>>
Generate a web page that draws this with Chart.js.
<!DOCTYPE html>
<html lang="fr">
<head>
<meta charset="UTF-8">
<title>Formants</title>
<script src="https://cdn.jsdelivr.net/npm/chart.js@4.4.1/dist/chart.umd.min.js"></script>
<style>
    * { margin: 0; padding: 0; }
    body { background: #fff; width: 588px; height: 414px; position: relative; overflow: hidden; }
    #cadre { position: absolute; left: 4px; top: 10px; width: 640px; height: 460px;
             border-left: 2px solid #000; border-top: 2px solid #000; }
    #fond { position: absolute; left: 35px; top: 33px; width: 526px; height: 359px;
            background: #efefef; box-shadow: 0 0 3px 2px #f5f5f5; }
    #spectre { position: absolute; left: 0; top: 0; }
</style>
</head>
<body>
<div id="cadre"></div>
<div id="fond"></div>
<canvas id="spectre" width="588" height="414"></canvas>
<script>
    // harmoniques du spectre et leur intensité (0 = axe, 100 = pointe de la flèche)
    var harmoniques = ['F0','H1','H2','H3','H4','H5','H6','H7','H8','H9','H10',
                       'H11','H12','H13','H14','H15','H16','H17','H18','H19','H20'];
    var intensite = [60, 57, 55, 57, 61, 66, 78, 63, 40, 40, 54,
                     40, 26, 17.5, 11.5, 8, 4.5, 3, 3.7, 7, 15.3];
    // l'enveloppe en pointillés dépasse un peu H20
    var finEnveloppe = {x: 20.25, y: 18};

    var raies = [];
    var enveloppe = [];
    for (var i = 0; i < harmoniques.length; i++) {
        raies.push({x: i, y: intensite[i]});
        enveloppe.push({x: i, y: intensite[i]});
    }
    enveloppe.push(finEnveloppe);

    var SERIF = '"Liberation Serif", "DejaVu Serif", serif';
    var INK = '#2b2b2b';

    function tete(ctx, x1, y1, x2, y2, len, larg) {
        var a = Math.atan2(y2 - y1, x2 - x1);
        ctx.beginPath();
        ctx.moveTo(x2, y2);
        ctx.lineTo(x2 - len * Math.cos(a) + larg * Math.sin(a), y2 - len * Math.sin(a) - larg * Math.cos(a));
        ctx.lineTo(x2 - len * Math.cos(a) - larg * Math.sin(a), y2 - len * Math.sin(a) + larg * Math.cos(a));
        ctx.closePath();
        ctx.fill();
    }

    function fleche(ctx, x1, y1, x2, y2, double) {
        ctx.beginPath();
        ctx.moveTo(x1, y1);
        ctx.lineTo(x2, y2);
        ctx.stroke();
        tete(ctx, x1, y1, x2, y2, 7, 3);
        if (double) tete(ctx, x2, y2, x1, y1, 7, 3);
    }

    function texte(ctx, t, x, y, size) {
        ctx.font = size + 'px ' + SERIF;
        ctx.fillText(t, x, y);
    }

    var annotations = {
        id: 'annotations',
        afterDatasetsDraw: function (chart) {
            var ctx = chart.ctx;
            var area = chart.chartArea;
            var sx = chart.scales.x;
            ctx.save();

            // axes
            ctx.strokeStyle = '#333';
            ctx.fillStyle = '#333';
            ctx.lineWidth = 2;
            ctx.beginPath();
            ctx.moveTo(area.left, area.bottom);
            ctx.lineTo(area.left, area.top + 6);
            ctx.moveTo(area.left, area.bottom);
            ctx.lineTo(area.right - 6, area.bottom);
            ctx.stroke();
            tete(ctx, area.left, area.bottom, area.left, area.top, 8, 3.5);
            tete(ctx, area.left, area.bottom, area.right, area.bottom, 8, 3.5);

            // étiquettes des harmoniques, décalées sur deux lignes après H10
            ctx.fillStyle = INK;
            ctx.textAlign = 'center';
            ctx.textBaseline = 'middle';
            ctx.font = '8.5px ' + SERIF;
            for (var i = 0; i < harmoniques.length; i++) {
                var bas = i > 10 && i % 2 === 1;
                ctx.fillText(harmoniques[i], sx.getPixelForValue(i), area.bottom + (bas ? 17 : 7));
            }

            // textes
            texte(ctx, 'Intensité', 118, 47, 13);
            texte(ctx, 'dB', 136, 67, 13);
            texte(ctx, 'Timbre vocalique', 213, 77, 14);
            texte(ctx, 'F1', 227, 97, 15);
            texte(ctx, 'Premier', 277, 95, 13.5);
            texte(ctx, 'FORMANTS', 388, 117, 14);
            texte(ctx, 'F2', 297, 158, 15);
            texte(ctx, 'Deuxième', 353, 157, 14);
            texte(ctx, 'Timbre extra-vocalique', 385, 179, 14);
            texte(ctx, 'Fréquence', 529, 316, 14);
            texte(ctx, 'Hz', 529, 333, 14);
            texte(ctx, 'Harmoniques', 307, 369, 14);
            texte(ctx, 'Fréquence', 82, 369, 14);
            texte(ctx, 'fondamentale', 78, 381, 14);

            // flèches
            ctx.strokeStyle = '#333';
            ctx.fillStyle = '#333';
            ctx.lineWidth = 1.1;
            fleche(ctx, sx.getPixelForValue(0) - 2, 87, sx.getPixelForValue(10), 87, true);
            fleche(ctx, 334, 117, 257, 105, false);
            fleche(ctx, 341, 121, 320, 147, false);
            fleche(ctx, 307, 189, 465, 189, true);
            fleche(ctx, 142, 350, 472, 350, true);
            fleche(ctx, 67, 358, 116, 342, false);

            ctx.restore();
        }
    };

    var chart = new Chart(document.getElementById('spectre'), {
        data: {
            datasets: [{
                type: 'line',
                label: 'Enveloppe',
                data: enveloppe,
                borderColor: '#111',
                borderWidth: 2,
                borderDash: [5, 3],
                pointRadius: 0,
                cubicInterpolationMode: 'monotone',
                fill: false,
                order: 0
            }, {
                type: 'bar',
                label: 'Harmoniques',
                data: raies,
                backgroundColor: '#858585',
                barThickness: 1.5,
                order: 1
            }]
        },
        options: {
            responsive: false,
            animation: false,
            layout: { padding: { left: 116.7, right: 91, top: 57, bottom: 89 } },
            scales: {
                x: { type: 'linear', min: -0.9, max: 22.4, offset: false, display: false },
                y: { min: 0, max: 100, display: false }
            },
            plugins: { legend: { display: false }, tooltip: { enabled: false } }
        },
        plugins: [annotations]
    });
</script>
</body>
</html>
<<
>>
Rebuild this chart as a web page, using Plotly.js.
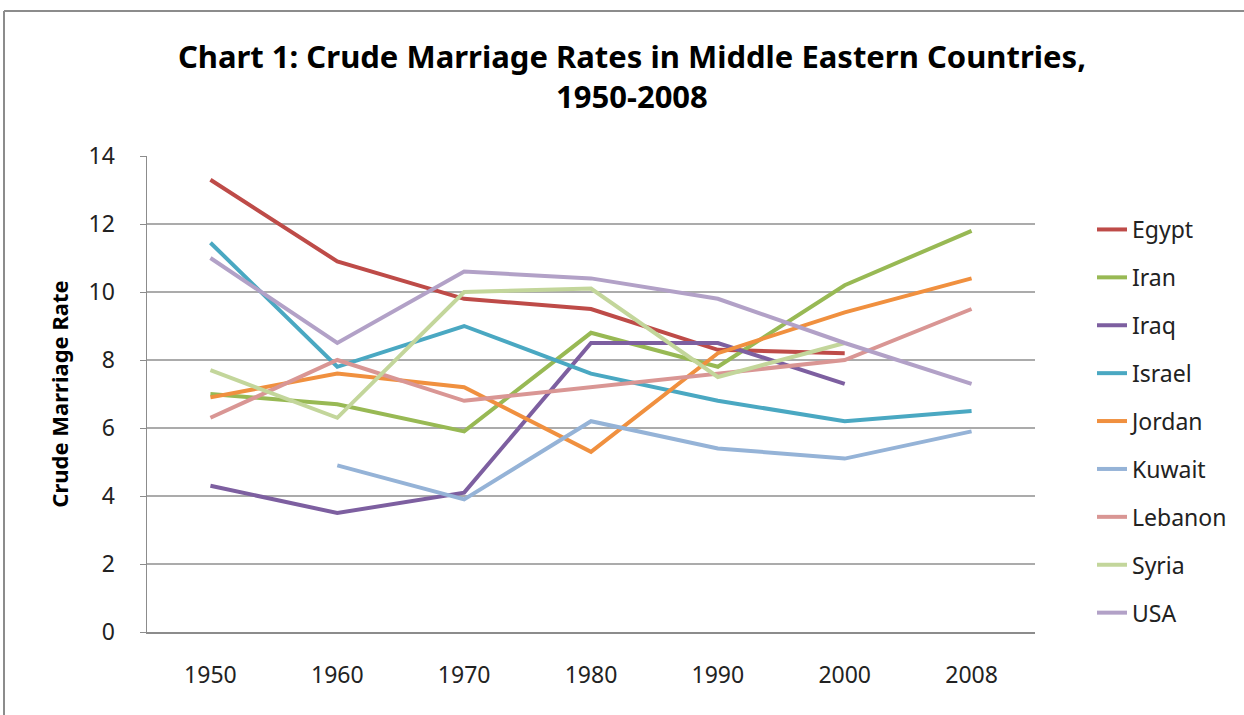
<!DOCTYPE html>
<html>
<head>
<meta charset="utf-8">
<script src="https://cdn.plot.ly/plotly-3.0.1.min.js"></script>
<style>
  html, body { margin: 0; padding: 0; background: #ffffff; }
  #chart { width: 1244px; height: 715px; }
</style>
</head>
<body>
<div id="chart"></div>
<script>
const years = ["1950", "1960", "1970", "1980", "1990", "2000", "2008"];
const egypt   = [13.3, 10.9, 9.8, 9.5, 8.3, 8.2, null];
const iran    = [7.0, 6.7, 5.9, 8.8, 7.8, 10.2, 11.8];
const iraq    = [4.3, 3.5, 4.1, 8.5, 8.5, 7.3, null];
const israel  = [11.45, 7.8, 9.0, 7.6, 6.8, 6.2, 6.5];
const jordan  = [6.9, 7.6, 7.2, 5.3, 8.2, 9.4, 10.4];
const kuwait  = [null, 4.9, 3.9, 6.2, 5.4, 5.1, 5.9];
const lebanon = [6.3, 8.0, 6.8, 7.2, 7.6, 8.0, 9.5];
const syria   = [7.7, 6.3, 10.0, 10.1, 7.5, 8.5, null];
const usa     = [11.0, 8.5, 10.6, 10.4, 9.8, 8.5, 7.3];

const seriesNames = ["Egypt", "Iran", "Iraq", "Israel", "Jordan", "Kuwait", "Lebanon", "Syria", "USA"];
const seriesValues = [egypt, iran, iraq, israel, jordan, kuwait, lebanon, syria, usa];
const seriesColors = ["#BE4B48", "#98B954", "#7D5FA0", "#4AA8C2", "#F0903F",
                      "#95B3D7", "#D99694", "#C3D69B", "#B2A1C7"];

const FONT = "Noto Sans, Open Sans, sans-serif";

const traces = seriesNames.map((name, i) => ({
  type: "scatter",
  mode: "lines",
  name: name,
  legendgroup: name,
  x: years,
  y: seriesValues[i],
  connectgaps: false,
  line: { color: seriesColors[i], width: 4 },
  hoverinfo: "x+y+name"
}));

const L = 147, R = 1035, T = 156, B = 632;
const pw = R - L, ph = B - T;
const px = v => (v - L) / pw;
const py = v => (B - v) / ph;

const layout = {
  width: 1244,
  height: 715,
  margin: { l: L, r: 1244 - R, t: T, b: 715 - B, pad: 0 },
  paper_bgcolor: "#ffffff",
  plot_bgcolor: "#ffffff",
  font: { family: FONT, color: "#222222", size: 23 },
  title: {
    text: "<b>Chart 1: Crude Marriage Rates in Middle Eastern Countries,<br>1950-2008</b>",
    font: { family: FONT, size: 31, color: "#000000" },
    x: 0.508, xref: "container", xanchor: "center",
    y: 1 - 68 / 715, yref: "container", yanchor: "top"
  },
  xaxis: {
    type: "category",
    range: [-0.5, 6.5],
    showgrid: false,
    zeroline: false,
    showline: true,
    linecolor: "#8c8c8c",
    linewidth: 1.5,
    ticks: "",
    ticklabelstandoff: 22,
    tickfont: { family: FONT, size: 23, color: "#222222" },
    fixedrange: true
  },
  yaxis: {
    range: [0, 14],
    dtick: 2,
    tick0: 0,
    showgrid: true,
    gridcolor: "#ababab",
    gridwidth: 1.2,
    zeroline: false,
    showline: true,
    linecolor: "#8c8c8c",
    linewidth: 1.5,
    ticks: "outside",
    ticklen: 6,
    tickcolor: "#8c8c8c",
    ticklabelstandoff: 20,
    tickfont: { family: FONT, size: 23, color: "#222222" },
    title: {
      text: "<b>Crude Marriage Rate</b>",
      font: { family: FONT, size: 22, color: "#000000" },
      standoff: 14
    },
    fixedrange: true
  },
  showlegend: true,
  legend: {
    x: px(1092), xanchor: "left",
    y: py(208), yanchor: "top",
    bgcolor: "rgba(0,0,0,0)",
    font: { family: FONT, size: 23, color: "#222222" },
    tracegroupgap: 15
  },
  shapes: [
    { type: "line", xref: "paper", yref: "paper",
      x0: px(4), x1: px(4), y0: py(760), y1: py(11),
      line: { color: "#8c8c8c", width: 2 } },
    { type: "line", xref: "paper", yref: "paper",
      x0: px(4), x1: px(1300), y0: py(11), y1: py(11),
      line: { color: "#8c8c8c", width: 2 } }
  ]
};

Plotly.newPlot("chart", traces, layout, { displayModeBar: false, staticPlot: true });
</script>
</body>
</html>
<<
>>
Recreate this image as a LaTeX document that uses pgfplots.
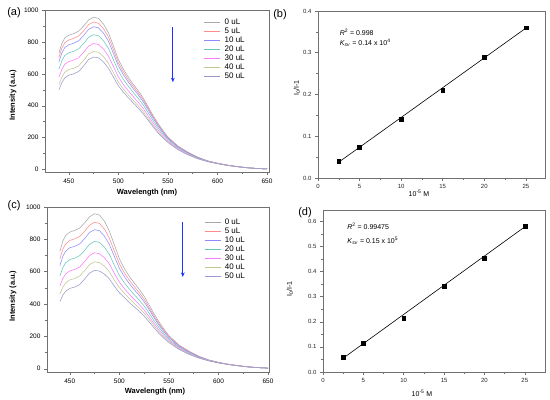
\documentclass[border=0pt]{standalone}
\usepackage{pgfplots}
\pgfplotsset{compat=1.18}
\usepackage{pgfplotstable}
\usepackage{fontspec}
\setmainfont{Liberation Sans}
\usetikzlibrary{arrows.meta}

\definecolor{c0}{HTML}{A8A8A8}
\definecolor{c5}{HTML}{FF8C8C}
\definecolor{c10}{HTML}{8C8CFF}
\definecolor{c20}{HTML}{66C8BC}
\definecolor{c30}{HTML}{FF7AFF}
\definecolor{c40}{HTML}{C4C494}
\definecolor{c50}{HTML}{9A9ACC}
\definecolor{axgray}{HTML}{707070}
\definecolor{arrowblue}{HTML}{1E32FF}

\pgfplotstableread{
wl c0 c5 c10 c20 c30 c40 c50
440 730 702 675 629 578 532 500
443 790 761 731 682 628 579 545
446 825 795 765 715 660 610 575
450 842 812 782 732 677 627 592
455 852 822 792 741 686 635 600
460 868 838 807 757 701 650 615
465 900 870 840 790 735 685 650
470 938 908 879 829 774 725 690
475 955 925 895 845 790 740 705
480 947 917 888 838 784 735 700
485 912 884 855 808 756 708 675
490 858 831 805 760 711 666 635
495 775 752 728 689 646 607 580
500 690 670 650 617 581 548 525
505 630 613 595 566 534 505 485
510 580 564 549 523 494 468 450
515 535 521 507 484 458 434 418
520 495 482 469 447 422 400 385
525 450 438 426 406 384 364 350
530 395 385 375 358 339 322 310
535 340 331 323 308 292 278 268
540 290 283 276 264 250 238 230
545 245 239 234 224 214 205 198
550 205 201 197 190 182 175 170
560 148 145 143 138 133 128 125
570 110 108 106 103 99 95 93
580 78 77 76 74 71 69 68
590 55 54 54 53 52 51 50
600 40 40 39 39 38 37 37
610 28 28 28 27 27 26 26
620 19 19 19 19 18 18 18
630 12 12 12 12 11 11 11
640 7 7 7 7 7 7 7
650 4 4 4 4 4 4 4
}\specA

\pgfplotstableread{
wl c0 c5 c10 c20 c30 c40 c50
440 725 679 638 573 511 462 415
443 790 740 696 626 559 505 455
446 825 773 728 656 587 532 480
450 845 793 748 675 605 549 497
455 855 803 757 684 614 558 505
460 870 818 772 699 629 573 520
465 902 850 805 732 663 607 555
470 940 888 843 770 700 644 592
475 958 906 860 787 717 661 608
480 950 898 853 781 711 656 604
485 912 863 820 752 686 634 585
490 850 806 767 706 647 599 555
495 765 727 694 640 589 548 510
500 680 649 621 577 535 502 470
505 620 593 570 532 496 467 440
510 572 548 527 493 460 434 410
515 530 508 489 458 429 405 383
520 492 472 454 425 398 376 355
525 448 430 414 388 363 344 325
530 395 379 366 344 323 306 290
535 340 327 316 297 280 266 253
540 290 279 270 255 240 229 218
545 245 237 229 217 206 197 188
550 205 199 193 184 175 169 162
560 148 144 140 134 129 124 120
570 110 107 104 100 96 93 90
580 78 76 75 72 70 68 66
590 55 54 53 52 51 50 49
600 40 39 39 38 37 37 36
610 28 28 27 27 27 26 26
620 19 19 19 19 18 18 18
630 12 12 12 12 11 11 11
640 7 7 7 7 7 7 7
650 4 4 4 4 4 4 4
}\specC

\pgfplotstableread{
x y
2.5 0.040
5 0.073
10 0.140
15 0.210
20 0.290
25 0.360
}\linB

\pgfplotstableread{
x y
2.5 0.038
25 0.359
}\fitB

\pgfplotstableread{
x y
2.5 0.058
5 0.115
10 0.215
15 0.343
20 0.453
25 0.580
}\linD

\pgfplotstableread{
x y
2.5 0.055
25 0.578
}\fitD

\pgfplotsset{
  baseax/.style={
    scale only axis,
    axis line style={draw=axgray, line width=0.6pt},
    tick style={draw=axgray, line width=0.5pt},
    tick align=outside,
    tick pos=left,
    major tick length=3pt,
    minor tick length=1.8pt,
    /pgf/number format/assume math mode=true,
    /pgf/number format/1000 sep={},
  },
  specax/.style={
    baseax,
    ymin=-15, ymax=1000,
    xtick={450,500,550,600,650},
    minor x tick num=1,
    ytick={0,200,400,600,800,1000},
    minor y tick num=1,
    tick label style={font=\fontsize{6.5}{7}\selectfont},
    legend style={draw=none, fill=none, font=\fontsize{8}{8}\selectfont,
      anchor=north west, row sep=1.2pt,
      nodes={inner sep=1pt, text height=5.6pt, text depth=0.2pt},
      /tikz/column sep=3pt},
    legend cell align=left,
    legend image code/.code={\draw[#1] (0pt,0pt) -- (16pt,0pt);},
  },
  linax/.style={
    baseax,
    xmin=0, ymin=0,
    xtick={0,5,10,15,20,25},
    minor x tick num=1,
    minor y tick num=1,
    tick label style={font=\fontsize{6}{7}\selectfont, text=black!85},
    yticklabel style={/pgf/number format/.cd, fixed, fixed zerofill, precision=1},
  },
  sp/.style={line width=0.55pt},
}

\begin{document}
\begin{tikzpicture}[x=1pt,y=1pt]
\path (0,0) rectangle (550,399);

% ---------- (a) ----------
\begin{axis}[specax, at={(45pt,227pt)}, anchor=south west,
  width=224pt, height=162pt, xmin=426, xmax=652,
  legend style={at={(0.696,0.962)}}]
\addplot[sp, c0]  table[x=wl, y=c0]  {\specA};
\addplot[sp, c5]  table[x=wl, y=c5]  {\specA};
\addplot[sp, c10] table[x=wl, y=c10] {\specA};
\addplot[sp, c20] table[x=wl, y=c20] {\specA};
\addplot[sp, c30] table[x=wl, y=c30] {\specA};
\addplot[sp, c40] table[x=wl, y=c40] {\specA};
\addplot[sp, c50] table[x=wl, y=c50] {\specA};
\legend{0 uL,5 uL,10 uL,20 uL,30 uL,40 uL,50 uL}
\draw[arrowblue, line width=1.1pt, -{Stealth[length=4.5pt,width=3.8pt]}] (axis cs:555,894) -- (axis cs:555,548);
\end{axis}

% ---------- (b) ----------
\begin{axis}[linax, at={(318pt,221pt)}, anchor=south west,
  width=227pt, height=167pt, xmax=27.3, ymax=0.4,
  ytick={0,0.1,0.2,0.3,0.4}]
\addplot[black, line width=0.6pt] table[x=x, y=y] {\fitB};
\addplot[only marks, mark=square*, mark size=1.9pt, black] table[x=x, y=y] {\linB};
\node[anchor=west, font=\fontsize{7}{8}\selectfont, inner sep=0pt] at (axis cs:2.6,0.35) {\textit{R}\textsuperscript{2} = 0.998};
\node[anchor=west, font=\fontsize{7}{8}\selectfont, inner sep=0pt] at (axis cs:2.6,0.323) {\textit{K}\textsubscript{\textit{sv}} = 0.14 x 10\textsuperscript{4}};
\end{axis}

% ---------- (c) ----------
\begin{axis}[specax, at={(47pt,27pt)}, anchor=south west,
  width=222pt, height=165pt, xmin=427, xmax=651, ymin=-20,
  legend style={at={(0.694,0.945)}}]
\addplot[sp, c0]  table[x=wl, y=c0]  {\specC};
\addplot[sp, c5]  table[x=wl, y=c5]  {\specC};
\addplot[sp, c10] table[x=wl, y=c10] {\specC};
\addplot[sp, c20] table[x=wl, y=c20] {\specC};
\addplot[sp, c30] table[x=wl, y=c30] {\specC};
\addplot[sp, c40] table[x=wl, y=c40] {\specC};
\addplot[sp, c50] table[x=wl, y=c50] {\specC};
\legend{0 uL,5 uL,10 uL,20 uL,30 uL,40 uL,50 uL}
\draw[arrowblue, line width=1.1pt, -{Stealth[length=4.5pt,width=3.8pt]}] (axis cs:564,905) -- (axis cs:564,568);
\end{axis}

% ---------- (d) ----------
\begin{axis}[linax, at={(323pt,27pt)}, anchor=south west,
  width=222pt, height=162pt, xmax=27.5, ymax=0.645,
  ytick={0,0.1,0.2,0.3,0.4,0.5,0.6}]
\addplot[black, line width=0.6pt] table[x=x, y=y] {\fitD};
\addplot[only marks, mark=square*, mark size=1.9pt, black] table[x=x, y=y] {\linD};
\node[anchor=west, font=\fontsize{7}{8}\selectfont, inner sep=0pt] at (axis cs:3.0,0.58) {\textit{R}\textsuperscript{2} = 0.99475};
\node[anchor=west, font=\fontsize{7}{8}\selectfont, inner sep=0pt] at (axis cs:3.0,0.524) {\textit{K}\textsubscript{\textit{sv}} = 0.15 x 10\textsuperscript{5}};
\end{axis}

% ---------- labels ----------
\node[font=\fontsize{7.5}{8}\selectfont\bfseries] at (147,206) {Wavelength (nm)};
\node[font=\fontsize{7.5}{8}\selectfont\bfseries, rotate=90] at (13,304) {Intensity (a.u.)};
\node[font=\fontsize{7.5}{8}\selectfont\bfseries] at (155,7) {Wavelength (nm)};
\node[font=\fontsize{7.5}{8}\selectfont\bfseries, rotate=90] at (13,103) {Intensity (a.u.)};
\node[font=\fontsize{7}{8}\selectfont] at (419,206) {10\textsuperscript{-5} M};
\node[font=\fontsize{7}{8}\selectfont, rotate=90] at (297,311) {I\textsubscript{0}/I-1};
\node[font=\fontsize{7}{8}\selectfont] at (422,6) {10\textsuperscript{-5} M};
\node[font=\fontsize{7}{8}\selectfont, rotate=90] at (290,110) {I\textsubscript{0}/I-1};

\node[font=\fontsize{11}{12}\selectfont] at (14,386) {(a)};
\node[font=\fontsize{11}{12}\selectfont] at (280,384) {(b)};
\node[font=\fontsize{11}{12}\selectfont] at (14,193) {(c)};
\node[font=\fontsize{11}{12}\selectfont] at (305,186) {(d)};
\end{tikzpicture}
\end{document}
<<
§ **TASK BRIEF**
Only the lines between the one with "Rebuild this chart" and the one with "9.8, 8.5, 7.3];", those two included, get copied from the material above. Keep it exact and free of pictures.

§ **WRITTEN RESPONSE**
Rebuild this chart as a web page, using Plotly.js.
<!DOCTYPE html>
<html>
<head>
<meta charset="utf-8">
<script src="https://cdn.plot.ly/plotly-3.0.1.min.js"></script>
<style>
  html, body { margin: 0; padding: 0; background: #ffffff; }
  #chart { width: 1244px; height: 715px; }
</style>
</head>
<body>
<div id="chart"></div>
<script>
const years = ["1950", "1960", "1970", "1980", "1990", "2000", "2008"];
const egypt   = [13.3, 10.9, 9.8, 9.5, 8.3, 8.2, null];
const iran    = [7.0, 6.7, 5.9, 8.8, 7.8, 10.2, 11.8];
const iraq    = [4.3, 3.5, 4.1, 8.5, 8.5, 7.3, null];
const israel  = [11.45, 7.8, 9.0, 7.6, 6.8, 6.2, 6.5];
const jordan  = [6.9, 7.6, 7.2, 5.3, 8.2, 9.4, 10.4];
const kuwait  = [null, 4.9, 3.9, 6.2, 5.4, 5.1, 5.9];
const lebanon = [6.3, 8.0, 6.8, 7.2, 7.6, 8.0, 9.5];
const syria   = [7.7, 6.3, 10.0, 10.1, 7.5, 8.5, null];
const usa     = [11.0, 8.5, 10.6, 10.4, 9.8, 8.5, 7.3];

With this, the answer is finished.